An Extreme Value Approach to Estimating Interest-Rate Volatility: Pricing Implications for Interest-Rate Options
提出用极值理论估计利率波动率,发现标准正态分布方法低估了美国国债市场的极端波动,并基于广义极值分布推导出期权定价公式,消除了对数正态分布的定价偏差。
This paper proposes an extreme value approach to estimating interest-rate volatility, and shows that during the extreme movements of the U.S. Treasury market the volatility of interest-rate changes is underestimated by the standard approach that uses the thin-tailed normal distribution.

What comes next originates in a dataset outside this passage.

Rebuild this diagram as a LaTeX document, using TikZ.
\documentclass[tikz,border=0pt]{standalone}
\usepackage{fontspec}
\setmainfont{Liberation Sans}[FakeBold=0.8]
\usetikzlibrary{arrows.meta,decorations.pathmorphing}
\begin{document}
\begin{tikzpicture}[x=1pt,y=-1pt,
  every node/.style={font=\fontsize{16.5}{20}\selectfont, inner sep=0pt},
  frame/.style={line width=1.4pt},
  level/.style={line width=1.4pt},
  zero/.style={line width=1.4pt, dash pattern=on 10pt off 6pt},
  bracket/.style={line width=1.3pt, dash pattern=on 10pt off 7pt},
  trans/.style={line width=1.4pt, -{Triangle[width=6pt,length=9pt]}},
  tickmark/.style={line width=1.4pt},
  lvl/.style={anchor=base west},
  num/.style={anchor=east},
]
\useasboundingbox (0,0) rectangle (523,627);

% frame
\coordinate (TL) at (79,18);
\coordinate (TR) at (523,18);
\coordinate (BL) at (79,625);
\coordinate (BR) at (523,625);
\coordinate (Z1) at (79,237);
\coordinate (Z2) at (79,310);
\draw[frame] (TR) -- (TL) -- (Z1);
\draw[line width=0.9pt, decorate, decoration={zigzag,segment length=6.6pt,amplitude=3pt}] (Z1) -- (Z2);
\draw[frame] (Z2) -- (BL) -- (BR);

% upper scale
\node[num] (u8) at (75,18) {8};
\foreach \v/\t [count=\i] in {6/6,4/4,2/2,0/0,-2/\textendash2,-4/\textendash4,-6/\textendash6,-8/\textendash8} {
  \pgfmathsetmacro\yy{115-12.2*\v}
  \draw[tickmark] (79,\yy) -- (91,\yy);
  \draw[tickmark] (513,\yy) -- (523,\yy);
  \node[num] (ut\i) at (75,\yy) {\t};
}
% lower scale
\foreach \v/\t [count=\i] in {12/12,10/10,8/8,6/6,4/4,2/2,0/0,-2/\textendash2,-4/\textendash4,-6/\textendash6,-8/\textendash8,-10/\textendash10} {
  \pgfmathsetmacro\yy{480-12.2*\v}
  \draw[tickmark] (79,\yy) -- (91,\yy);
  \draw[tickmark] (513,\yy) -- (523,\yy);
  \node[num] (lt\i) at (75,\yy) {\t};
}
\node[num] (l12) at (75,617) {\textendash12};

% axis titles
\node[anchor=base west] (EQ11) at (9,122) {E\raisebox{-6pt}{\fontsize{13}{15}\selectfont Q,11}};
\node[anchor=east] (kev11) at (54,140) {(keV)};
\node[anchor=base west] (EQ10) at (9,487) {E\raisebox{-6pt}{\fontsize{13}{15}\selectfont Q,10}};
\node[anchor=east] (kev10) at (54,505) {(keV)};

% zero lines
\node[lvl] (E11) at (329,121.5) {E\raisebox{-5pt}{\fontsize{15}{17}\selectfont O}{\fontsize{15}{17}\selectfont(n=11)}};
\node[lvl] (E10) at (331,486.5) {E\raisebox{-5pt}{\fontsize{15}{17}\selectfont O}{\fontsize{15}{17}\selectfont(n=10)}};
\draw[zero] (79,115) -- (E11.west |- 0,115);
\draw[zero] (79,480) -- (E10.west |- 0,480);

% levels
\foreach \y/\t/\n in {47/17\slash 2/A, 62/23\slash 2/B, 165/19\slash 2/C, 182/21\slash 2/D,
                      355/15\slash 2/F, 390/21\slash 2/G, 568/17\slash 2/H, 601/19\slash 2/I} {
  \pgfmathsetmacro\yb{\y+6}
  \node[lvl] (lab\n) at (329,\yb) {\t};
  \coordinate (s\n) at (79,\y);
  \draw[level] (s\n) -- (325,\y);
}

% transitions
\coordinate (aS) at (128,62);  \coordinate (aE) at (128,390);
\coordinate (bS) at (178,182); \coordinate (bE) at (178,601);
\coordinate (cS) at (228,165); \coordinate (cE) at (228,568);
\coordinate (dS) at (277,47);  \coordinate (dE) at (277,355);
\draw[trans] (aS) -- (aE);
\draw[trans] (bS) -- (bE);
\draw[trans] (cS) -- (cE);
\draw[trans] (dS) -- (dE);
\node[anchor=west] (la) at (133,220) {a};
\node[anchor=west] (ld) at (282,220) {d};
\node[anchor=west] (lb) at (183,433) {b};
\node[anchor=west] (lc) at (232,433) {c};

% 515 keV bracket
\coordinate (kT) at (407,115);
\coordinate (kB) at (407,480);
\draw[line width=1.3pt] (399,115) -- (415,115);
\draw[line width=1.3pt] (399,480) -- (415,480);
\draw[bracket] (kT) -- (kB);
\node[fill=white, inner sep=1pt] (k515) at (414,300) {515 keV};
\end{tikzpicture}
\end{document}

The empirical results indicate that (1) the volatility of maximal and minimal changes in interest rates declines as time-to-maturity rises, yielding a downward-sloping volatility curve for the extremes; (2) the minimal changes are more volatile than the maximal changes for all data sets and for all asymptotic distributions used; (3) the minimal changes in Treasury yields have fatter tails than the maximal changes; and (4) for both the maxima and minima, the extreme changes in short-term rates have thicker tails than the extreme changes in long-term rates. This paper extends the standard option-pricing models with lognormal forward rates to accommodate significant kurtosis observed in the interest-rate data. This paper introduces a closed-form option-pricing model based on the generalized extreme value distribution that successfully removes the well-known pricing bias of the lognormal distribution.